In the Gallery

Scalar

Museum goers observing a piece by Torkwase Dyson

A solo exhibition by Torkwase Dyson features new paintings and drawings shown in Usdan Gallery.

Scalar, a solo exhibition by Torkwase Dyson, features new paintings, drawings, and sculptures by the artist known for her use of abstraction and modes of inquiry from art, architecture, and geography to explore the production of form within contemporary economic and political climates. With works created in response to the Bennington context, Dyson takes inspiration from the geometric and mathematical formations of the late artist and architectural designer Tony Smith—an instructor at the College from 1958 to 1961. Dyson approaches her time at Bennington as an opportunity for deep reflection on the properties of scale, dimension, and geometry. Artworks on view in Usdan Gallery, including a 12-by-20-foot diptych painted on site, demonstrate the artist’s ongoing development of a vocabulary of forms and gestures that speaks to the history of environmental and spatial politics leading to the Anthropocene era of global crisis.

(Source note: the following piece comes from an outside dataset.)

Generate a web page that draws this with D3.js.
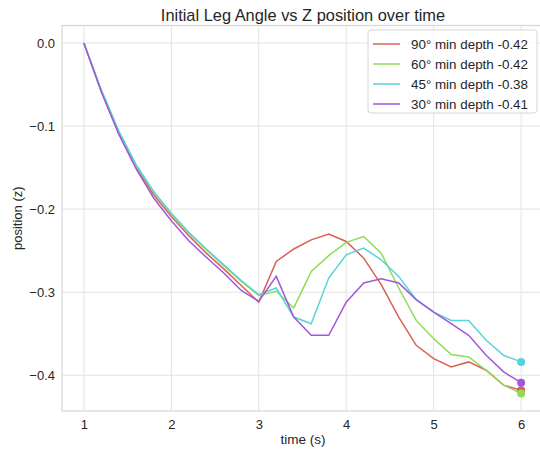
<!DOCTYPE html>
<html>
<head>
<meta charset="utf-8">
<script src="https://cdn.jsdelivr.net/npm/d3@7"></script>
<style>
  body { margin: 0; background: #fff; }
  svg text { font-family: "Liberation Sans", Arial, sans-serif; fill: #262626; }
</style>
</head>
<body>
<div id="chart"></div>
<script>
var times = [1.0, 1.2, 1.4, 1.6, 1.8, 2.0, 2.2, 2.4, 2.6, 2.8, 3.0, 3.2, 3.4,
             3.6, 3.8, 4.0, 4.2, 4.4, 4.6, 4.8, 5.0, 5.2, 5.4, 5.6, 5.8, 6.0];

var deg90 = [0, -0.058, -0.109, -0.150, -0.183, -0.209, -0.232, -0.253, -0.272, -0.292, -0.312,
             -0.263, -0.248, -0.237, -0.230, -0.239, -0.259, -0.291, -0.330, -0.364, -0.380,
             -0.390, -0.384, -0.394, -0.412, -0.418];
var deg60 = [0, -0.057, -0.107, -0.148, -0.180, -0.206, -0.229, -0.249, -0.268, -0.287, -0.304,
             -0.299, -0.319, -0.275, -0.256, -0.240, -0.233, -0.253, -0.295, -0.334, -0.356,
             -0.375, -0.378, -0.394, -0.412, -0.422];
var deg45 = [0, -0.057, -0.106, -0.147, -0.179, -0.205, -0.228, -0.248, -0.267, -0.286, -0.303,
             -0.295, -0.330, -0.338, -0.283, -0.255, -0.247, -0.261, -0.281, -0.309, -0.324,
             -0.334, -0.334, -0.358, -0.376, -0.384];
var deg30 = [0, -0.059, -0.110, -0.152, -0.187, -0.214, -0.238, -0.258, -0.277, -0.298, -0.311,
             -0.281, -0.330, -0.352, -0.352, -0.312, -0.289, -0.284, -0.289, -0.309, -0.324,
             -0.338, -0.352, -0.376, -0.396, -0.409];

var labels = ['90\u00b0 min depth -0.42', '60\u00b0 min depth -0.42',
              '45\u00b0 min depth -0.38', '30\u00b0 min depth -0.41'];
var colors = ['#db5f57', '#91db57', '#57d3db', '#a157db'];
var xTicks = [1, 2, 3, 4, 5, 6];
var yTicks = [0, -0.1, -0.2, -0.3, -0.4];

var series = [deg90, deg60, deg45, deg30];

var _width = 540, _height = 449,
    _left = 62, _top = 25.5, _plotW = 481, _plotH = 385.5;

var svg = d3.select('#chart').append('svg')
    .attr('width', _width)
    .attr('height', _height);

// matplotlib style 5% margins
var xMin = d3.min(times), xMax = d3.max(times);
var xPad = (xMax - xMin) * 0.05;
var yMin = d3.min(series, function(s) { return d3.min(s); }),
    yMax = d3.max(series, function(s) { return d3.max(s); });
var yPad = (yMax - yMin) * 0.05;

var x = d3.scaleLinear().domain([xMin - xPad, xMax + xPad]).range([_left, _left + _plotW]);
var y = d3.scaleLinear().domain([yMin - yPad, yMax + yPad]).range([_top + _plotH, _top]);

var g = svg.append('g');

// grid
g.append('g').selectAll('line')
  .data(xTicks).enter().append('line')
    .attr('x1', function(d) { return x(d); })
    .attr('x2', function(d) { return x(d); })
    .attr('y1', _top).attr('y2', _top + _plotH)
    .attr('stroke', '#e3e3e3').attr('stroke-width', 1);

g.append('g').selectAll('line')
  .data(yTicks).enter().append('line')
    .attr('y1', function(d) { return y(d); })
    .attr('y2', function(d) { return y(d); })
    .attr('x1', _left).attr('x2', _left + _plotW)
    .attr('stroke', '#e3e3e3').attr('stroke-width', 1);

// frame
g.append('rect')
  .attr('x', _left).attr('y', _top)
  .attr('width', _plotW).attr('height', _plotH)
  .attr('fill', 'none').attr('stroke', '#d6d6d6').attr('stroke-width', 1.2);

// axes (ticks only labels, seaborn whitegrid)
var xAxis = d3.axisBottom(x).tickValues(xTicks).tickSize(0).tickPadding(9)
  .tickFormat(d3.format('d'));
var yAxis = d3.axisLeft(y).tickValues(yTicks).tickSize(0).tickPadding(7)
  .tickFormat(function(d) { return d3.format('.1f')(d).replace('-', '\u2212'); });

var gx = g.append('g').attr('transform', 'translate(0,' + (_top + _plotH) + ')').call(xAxis);
var gy = g.append('g').attr('transform', 'translate(' + _left + ',0)').call(yAxis);
[gx, gy].forEach(function(a) {
  a.select('.domain').remove();
  a.selectAll('text').style('font-size', '13px').attr('fill', '#333');
});

// lines
var line = d3.line()
  .x(function(d, i) { return x(times[i]); })
  .y(function(d) { return y(d); });

g.append('g').selectAll('path')
  .data(series).enter().append('path')
    .attr('d', line)
    .attr('fill', 'none')
    .attr('stroke', function(d, i) { return colors[i]; })
    .attr('stroke-width', 1.5);

// end markers
g.append('g').selectAll('circle')
  .data(series).enter().append('circle')
    .attr('cx', function(d) { return x(times[times.length - 1]); })
    .attr('cy', function(d) { return y(d[d.length - 1]); })
    .attr('r', 4)
    .attr('fill', function(d, i) { return colors[i]; });

// title and axis labels
svg.append('text')
  .attr('x', 303).attr('y', 21)
  .attr('text-anchor', 'middle')
  .style('font-size', '16.4px')
  .text('Initial Leg Angle vs Z position over time');

svg.append('text')
  .attr('x', 303).attr('y', 444)
  .attr('text-anchor', 'middle')
  .style('font-size', '13.5px')
  .text('time (s)');

svg.append('text')
  .attr('transform', 'translate(22,' + (_top + _plotH / 2) + ') rotate(-90)')
  .attr('text-anchor', 'middle')
  .style('font-size', '13px')
  .text('position (z)');

// legend
var legend = svg.append('g').attr('transform', 'translate(368,30)');
legend.append('rect')
  .attr('width', 169).attr('height', 83)
  .attr('rx', 3).attr('ry', 3)
  .attr('fill', '#fff').attr('fill-opacity', 0.8)
  .attr('stroke', '#d6d6d6');

var items = legend.selectAll('g.item')
  .data(labels).enter().append('g')
    .attr('class', 'item')
    .attr('transform', function(d, i) { return 'translate(0,' + (14 + i * 20) + ')'; });

items.append('line')
  .attr('x1', 5).attr('x2', 32)
  .attr('stroke', function(d, i) { return colors[i]; })
  .attr('stroke-width', 1.5);

items.append('text')
  .attr('x', 43).attr('y', 4.5)
  .style('font-size', '13.4px')
  .text(function(d) { return d; });
</script>
</body>
</html>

Although working in multiple mediums, Torkwase Dyson describes herself as a painter who uses distilled geometric abstraction to create an idiosyncratic language both expressive and diagrammatic. Her work has been included in exhibitions in New York at the Museum of Modern Art, the Whitney Museum of American Art, the Studio Museum in Harlem, Martos Gallery, Postmasters Gallery, and We Buy Gold, Brooklyn, as well as at the Schuylkill Center for Environmental Education, Philadelphia and the National Museum of African Art, Washington, DC.